● **WHAT TO PRODUCE**:
Take the lines from the beginning of the material through the line containing "pc2 = [0.824, 0.434, 0.012, -0.027, -0.130]" and retype them exactly, leaving the pictures out.

[start EXTRACTED MATERIAL]

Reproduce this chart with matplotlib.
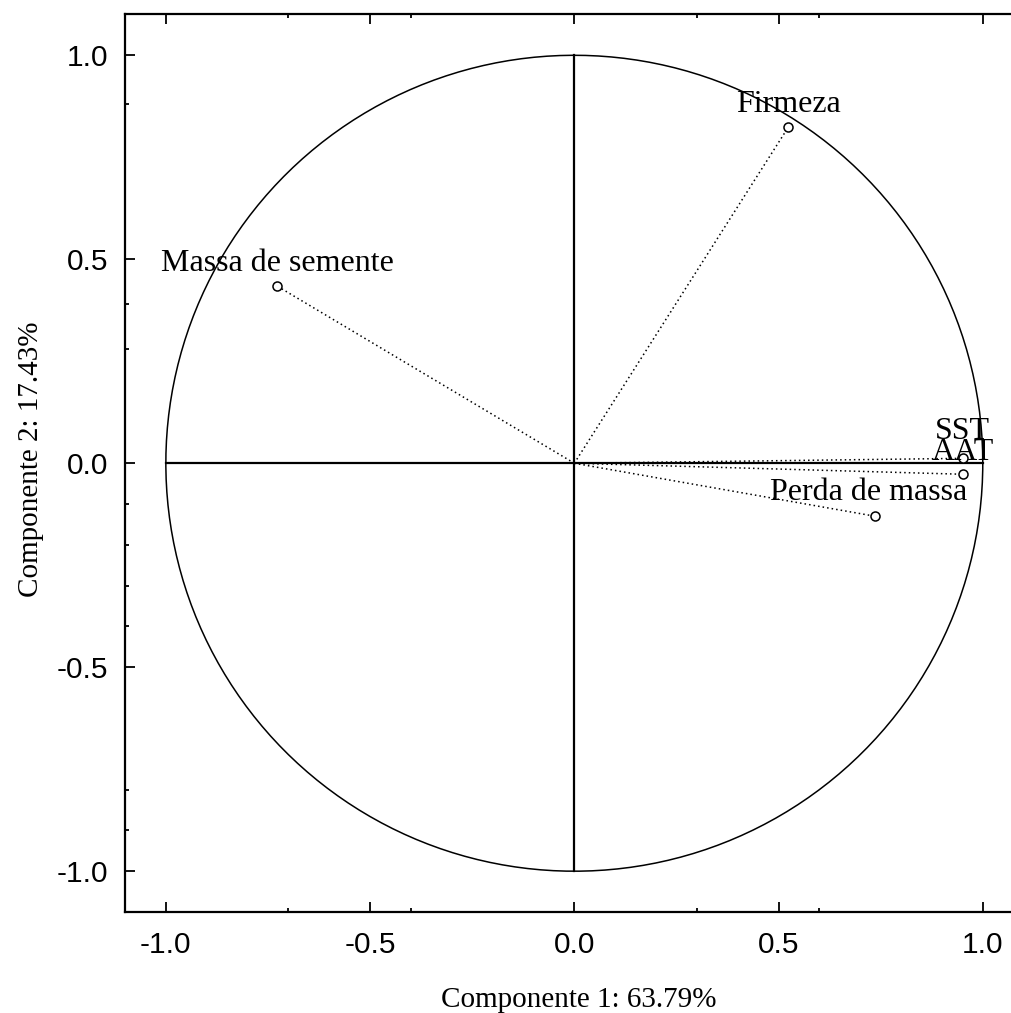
import numpy as np
import matplotlib
matplotlib.use("Agg")
import matplotlib.pyplot as plt

# Loadings of each variable on the first two principal components
variables = ["Firmeza", "Massa de semente", "SST", "AAT", "Perda de massa"]
pc1 = [0.524, -0.727, 0.951, 0.951, 0.737]
pc2 = [0.824, 0.434, 0.012, -0.027, -0.130]

xlabel = "Componente 1: 63.79%"
ylabel = "Componente 2: 17.43%"
major_ticks = [-1.0, -0.5, 0.0, 0.5, 1.0]
tick_labels = ["-1.0", "-0.5", "0.0", "0.5", "1.0"]
x_minor = [-0.7, -0.4, 0.3, 0.6]
y_minor = [0.88, 0.39, 0.28, -0.1, -0.2, -0.3, -0.4, -0.8, -0.9]

# label placement (offset in points from each marker)
label_offsets = {
    "Firmeza": (0, 16),
    "Massa de semente": (0, 16),
    "SST": (0, 19),
    "AAT": (0, 16),
    "Perda de massa": (-5, 17),
}

serif = ["Liberation Serif", "DejaVu Serif"]
sans = ["Liberation Sans", "DejaVu Sans"]

fig = plt.figure(figsize=(10.12, 10.13), dpi=100)
ax = fig.add_axes([0.1235, 0.0997, 0.888, 0.886])

# unit circle and reference axes
theta = np.linspace(0, 2 * np.pi, 400)
ax.plot(np.cos(theta), np.sin(theta), color="black", lw=1.1)
ax.plot([-1, 1], [0, 0], color="black", lw=1.6)
ax.plot([0, 0], [-1, 1], color="black", lw=1.6)

for name, x, y in zip(variables, pc1, pc2):
    ax.plot([0, x], [0, y], color="black", lw=1.1, ls=(0, (1, 2)))
    ax.plot([x], [y], marker="o", ms=6.5, mfc="white", mec="black", mew=1.1)
    ax.annotate(name, (x, y), xytext=label_offsets[name], textcoords="offset points",
                ha="center", va="center", fontsize=23, family=serif, color="black")

ax.set_xlim(-1.1, 1.1)
ax.set_ylim(-1.1, 1.1)
ax.set_xticks(major_ticks)
ax.set_xticklabels(tick_labels, family=sans, fontsize=21.5)
ax.set_yticks(major_ticks)
ax.set_yticklabels(tick_labels, family=sans, fontsize=21.5)
ax.set_xticks(x_minor, minor=True)
ax.set_yticks(y_minor, minor=True)
ax.tick_params(which="both", direction="in", top=True, right=True, width=1.3)
ax.tick_params(which="major", length=7)
ax.tick_params(axis="x", which="major", pad=14)
ax.tick_params(axis="y", which="major", pad=12)
ax.tick_params(which="minor", length=3)
for s in ax.spines.values():
    s.set_linewidth(1.6)

ax.set_xlabel(xlabel, family=serif, fontsize=21)
ax.set_ylabel(ylabel, family=serif, fontsize=21)
ax.xaxis.set_label_coords(0.505, -0.0835)
ax.yaxis.set_label_coords(-0.0905, 0.505)

fig.savefig("out.png", dpi=100)
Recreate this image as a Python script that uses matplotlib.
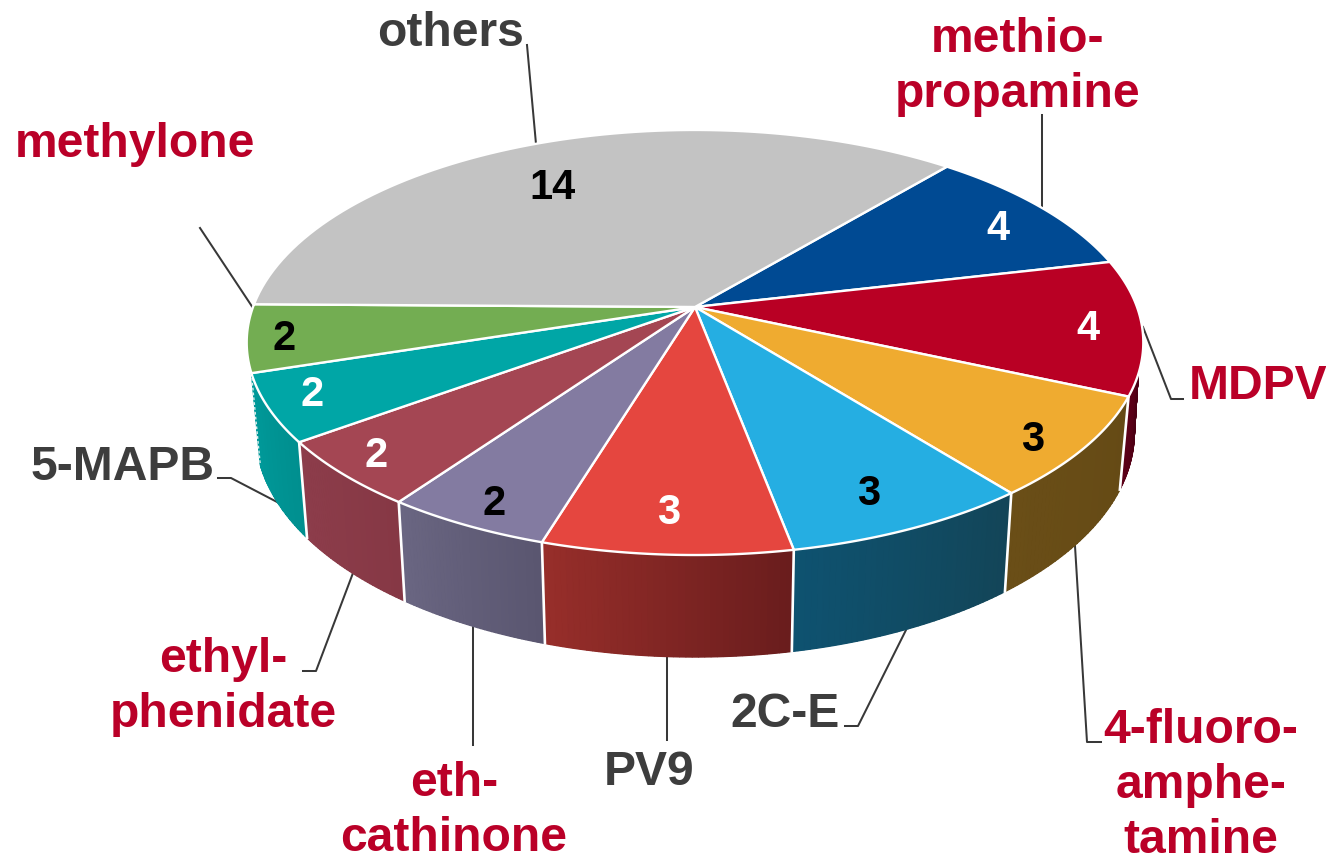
import numpy as np
import matplotlib
matplotlib.use('Agg')
import matplotlib.pyplot as plt
from matplotlib.colors import to_rgb

# --- Data ---
names = ['methio-\npropamine', 'MDPV', '4-fluoro-\namphe-\ntamine', '2C-E', 'PV9',
         'eth-\ncathinone', 'ethyl-\nphenidate', '5-MAPB', 'methylone', 'others']
values = [4, 4, 3, 3, 3, 2, 2, 2, 2, 14]

# --- Styles ---
top_colors = ['#004A93', '#B90024', '#EFAB30', '#25AEE2', '#E5463F',
              '#837BA1', '#A44653', '#00A6A6', '#73AD52', '#C3C3C3']
wall_left = ['#004A93', '#5E0018', '#6A4E17', '#0E5270', '#972E2A',
             '#6A6682', '#8D3D4B', '#009A9A', '#73AD52', '#C3C3C3']
wall_right = ['#004A93', '#4C0014', '#654A15', '#134558', '#6A1D1D',
              '#5A5670', '#863845', '#008F8F', '#73AD52', '#C3C3C3']
label_colors = ['#BA0028', '#BA0028', '#BA0028', '#3D3D3D', '#3D3D3D',
                '#BA0028', '#BA0028', '#3D3D3D', '#BA0028', '#3D3D3D']
number_colors = ['white', 'white', 'black', 'black', 'white',
                 'black', 'white', 'white', 'black', 'black']

# label anchors in picture pixels: x centre, baseline of first line
label_pos = [(1018, 52), (1258, 399), (1201, 743), (785, 727), (649, 785),
             (454, 796), (223, 672), (123, 480), (135, 157), (451, 46)]
number_pos = [(998, 240), (1088, 340), (1033, 451), (869, 505), (669, 524),
              (494, 515), (376, 467), (312, 406), (284, 350), (553, 199)]
leaders = [[(1042, 115), (1042, 208)],
           [(1143, 327), (1171, 399), (1183, 399)],
           [(1075, 546), (1087, 742), (1101, 742)],
           [(845, 726), (858, 726), (906, 630)],
           [(667, 656), (667, 740)],
           [(473, 625), (473, 745)],
           [(303, 671), (316, 671), (353, 573)],
           [(218, 478), (231, 478), (279, 503)],
           [(200, 228), (257, 314)],
           [(527, 45), (536, 144)]]

# --- Pie geometry (circle seen in perspective) ---
cx, cy = 695, 307
rx, ry, persp = 442, 206.6, 0.167
start_angle = 50
wall_lo, wall_hi, wall_hi_top = -162.3, -10, -18


def rim(t):
    t = np.radians(t)
    den = 1 + persp * np.sin(t)
    return rx * np.cos(t) / den, ry * np.sin(t) / den


def top_rim(t):
    x, y = rim(t)
    return cx + x, cy - y


def bottom_rim(t):
    x, y = rim(t)
    return cx + 0.98 * x, cy - 1.0566 * y + 88


fig = plt.figure(figsize=(13.26, 8.55), dpi=100)
ax = fig.add_axes([0, 0, 1, 1])
ax.set_xlim(0, 1326)
ax.set_ylim(855, 0)
ax.axis('off')
font = ['Liberation Sans', 'DejaVu Sans']

sweep = np.array(values) / sum(values) * 360
ends = start_angle - np.cumsum(sweep)
starts = ends + sweep

# --- Leader lines ---
for pts in leaders:
    xs, ys = zip(*pts)
    ax.plot(xs, ys, color='#383838', lw=1.45, zorder=1)

# --- Side wall: thin strips give the left to right shading ---
for i in range(len(values)):
    hi = min(starts[i], wall_hi)
    lo = max(ends[i], wall_lo)
    if hi <= lo:
        continue
    edges = np.linspace(lo, hi, 41)
    c0, c1 = np.array(to_rgb(wall_left[i])), np.array(to_rgb(wall_right[i]))
    # one solid piece first so the strips leave no seams
    a = np.linspace(lo, hi, 60)
    tx, ty = top_rim(np.minimum(a, wall_hi_top))
    bx, by = bottom_rim(a)
    ax.fill(np.r_[tx, bx[::-1]], np.r_[ty, by[::-1]], color=(c0 + c1) / 2, lw=0, zorder=2)
    for j in range(40):
        col = c0 + (c1 - c0) * j / 39
        a = np.linspace(edges[j], edges[j + 1], 4)
        tx, ty = top_rim(np.minimum(a, wall_hi_top))
        bx, by = bottom_rim(a)
        ax.fill(np.r_[tx, bx[::-1]], np.r_[ty, by[::-1]], facecolor=col, edgecolor=col,
                lw=0.9, zorder=2)
    if starts[i] < wall_hi:
        tx, ty = top_rim(starts[i])
        bx, by = bottom_rim(starts[i])
        ax.plot([tx, bx], [ty, by], color='white', lw=1.9, zorder=3)
tx, ty = top_rim(wall_lo)
bx, by = bottom_rim(wall_lo)
ax.plot([tx, bx], [ty, by], color='#DDEEEE', lw=1.0, ls=(0, (2, 1.5)), zorder=3)

# --- Top face ---
for i in range(len(values)):
    t = np.linspace(starts[i], ends[i], 80)
    x, y = top_rim(t)
    ax.fill(np.r_[cx, x], np.r_[cy, y], facecolor=top_colors[i], edgecolor='white',
            lw=1.7, joinstyle='round', zorder=4)

# --- Texts ---
for i, name in enumerate(names):
    x, y = label_pos[i]
    for k, line in enumerate(name.split('\n')):
        ax.text(x, y + 55 * k, line, ha='center', va='baseline', color=label_colors[i],
                fontsize=34.6, fontweight='bold', family=font, zorder=5)
    x, y = number_pos[i]
    ax.text(x, y, str(values[i]), ha='center', va='baseline', color=number_colors[i],
            fontsize=30, fontweight='bold', family=font, zorder=5)

fig.savefig('out.png', dpi=100)
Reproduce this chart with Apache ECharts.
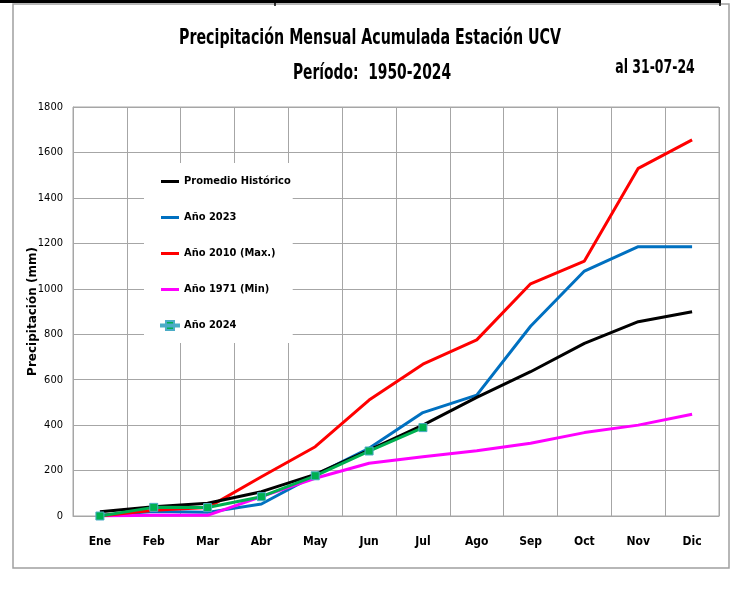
<!DOCTYPE html>
<html>
<head>
<meta charset="utf-8">
<script src="https://cdn.jsdelivr.net/npm/echarts@6/dist/echarts.min.js"></script>
<style>
  html, body { margin: 0; padding: 0; background: #fff; }
  #chart { width: 735px; height: 610px; }
</style>
</head>
<body>
<div id="chart"></div>
<script>
// 数据 - 月累计降水 (mm)
const months = ['Ene', 'Feb', 'Mar', 'Abr', 'May', 'Jun', 'Jul', 'Ago', 'Sep', 'Oct', 'Nov', 'Dic'];
const promedioHistorico = [19, 41, 56, 107, 183, 290, 400, 522, 635, 760, 855, 899];
const anio2023 = [3, 20, 16, 53, 180, 298, 455, 532, 835, 1078, 1185, 1185];
const anio2010 = [0, 25, 37, 173, 305, 510, 668, 775, 1022, 1122, 1530, 1655];
const anio1971 = [0, 3, 3, 85, 166, 232, 261, 287, 320, 367, 400, 448];
const anio2024 = [0, 38, 37, 85, 177, 286, 389];

const NARROW = '"DejaVu Sans Condensed", "Liberation Sans Narrow", sans-serif';
const LINE_ICON = 'path://M0,0H18V3H0Z';
const MARK_ICON = 'path://M0,3.5H18V5.5H0Z M5,0H13V9H5Z';

const chart = echarts.init(document.getElementById('chart'), null, { renderer: 'canvas' });

function lineSeries(name, data, color, z) {
    return {
        name: name,
        type: 'line',
        data: data,
        symbol: 'none',
        z: z,
        lineStyle: { color: color, width: 3 },
        itemStyle: { color: color }
    };
}

const option = {
    animation: false,
    backgroundColor: '#fff',
    grid: {
        left: 73, top: 107, width: 646, height: 409,
        show: true, borderColor: '#a6a6a6', borderWidth: 1
    },
    legend: {
        orient: 'vertical',
        left: 144, top: 163,
        padding: [13, 2, 12, 16],
        backgroundColor: '#fff',
        itemWidth: 18, itemHeight: 12, itemGap: 25,
        symbolKeepAspect: true,
        textStyle: { fontFamily: NARROW, fontWeight: 'bold', fontSize: 11, color: '#000' },
        data: [
            { name: 'Promedio Histórico', icon: LINE_ICON },
            { name: 'Año 2023', icon: LINE_ICON },
            { name: 'Año 2010 (Max.)', icon: LINE_ICON },
            { name: 'Año 1971 (Min)', icon: LINE_ICON },
            { name: 'Año 2024', icon: MARK_ICON }
        ]
    },
    xAxis: {
        type: 'category',
        data: months,
        boundaryGap: true,
        axisLine: { show: true, lineStyle: { color: '#a6a6a6' } },
        axisTick: { show: false },
        splitLine: { show: true, lineStyle: { color: '#a6a6a6', width: 1 } },
        axisLabel: { fontFamily: NARROW, fontWeight: 'bold', fontSize: 12, color: '#000', margin: 20 }
    },
    yAxis: {
        type: 'value',
        min: 0, max: 1800, interval: 200,
        name: 'Precipitación (mm)',
        nameLocation: 'middle',
        nameGap: 34,
        nameMoveOverlap: false,
        nameTextStyle: { fontFamily: '"DejaVu Sans", sans-serif', fontWeight: 'bold', fontSize: 12, color: '#000' },
        axisLine: { show: true, lineStyle: { color: '#a6a6a6' } },
        axisTick: { show: false },
        splitLine: { show: true, lineStyle: { color: '#a6a6a6', width: 1 } },
        axisLabel: {
            fontFamily: NARROW, fontSize: 11, color: '#000', margin: 10,
            formatter: function (v) { return String(v); }
        }
    },
    series: [
        lineSeries('Año 2023', anio2023, '#0070c0', 3),
        lineSeries('Año 2010 (Max.)', anio2010, '#ff0000', 4),
        lineSeries('Año 1971 (Min)', anio1971, '#ff00ff', 3),
        lineSeries('Promedio Histórico', promedioHistorico, '#000000', 5),
        {
            name: 'Año 2024',
            type: 'line',
            data: anio2024,
            symbol: 'rect',
            symbolSize: 8,
            z: 6,
            lineStyle: { color: '#00b050', width: 3 },
            itemStyle: { color: '#00b050', borderColor: '#4bacc6', borderWidth: 1 }
        }
    ],
    graphic: [
        // 外框
        { type: 'rect', shape: { x: 13, y: 4, width: 716, height: 564 }, style: { fill: null, stroke: '#a0a0a0', lineWidth: 1.5 }, z: -1 },
        { type: 'line', shape: { x1: 0, y1: 1.5, x2: 721, y2: 1.5 }, style: { stroke: '#000', lineWidth: 3 } },
        { type: 'line', shape: { x1: 275, y1: 0, x2: 275, y2: 6 }, style: { stroke: '#000', lineWidth: 1.5 } },
        { type: 'line', shape: { x1: 720, y1: 0, x2: 720, y2: 6 }, style: { stroke: '#000', lineWidth: 1.5 } },
        // 标题 (横向压缩模拟窄字体)
        {
            type: 'text', x: 370, y: 38, scaleX: 0.72,
            style: { text: 'Precipitación Mensual Acumulada Estación UCV', font: 'bold 22px ' + NARROW, fill: '#000', align: 'center', verticalAlign: 'middle' }
        },
        {
            type: 'text', x: 372, y: 73, scaleX: 0.70,
            style: { text: 'Período:  1950-2024', font: 'bold 22px ' + NARROW, fill: '#000', align: 'center', verticalAlign: 'middle' }
        },
        {
            type: 'text', x: 655, y: 68, scaleX: 0.73,
            style: { text: 'al 31-07-24', font: 'bold 19px ' + NARROW, fill: '#000', align: 'center', verticalAlign: 'middle' }
        }
    ]
};

chart.setOption(option);
</script>
</body>
</html>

[end EXTRACTED MATERIAL]

● **CORRECT OUTPUT**:
Reproduce this chart with matplotlib.
import numpy as np
import matplotlib
matplotlib.use("Agg")
import matplotlib.pyplot as plt

# Loadings of each variable on the first two principal components
variables = ["Firmeza", "Massa de semente", "SST", "AAT", "Perda de massa"]
pc1 = [0.524, -0.727, 0.951, 0.951, 0.737]
pc2 = [0.824, 0.434, 0.012, -0.027, -0.130]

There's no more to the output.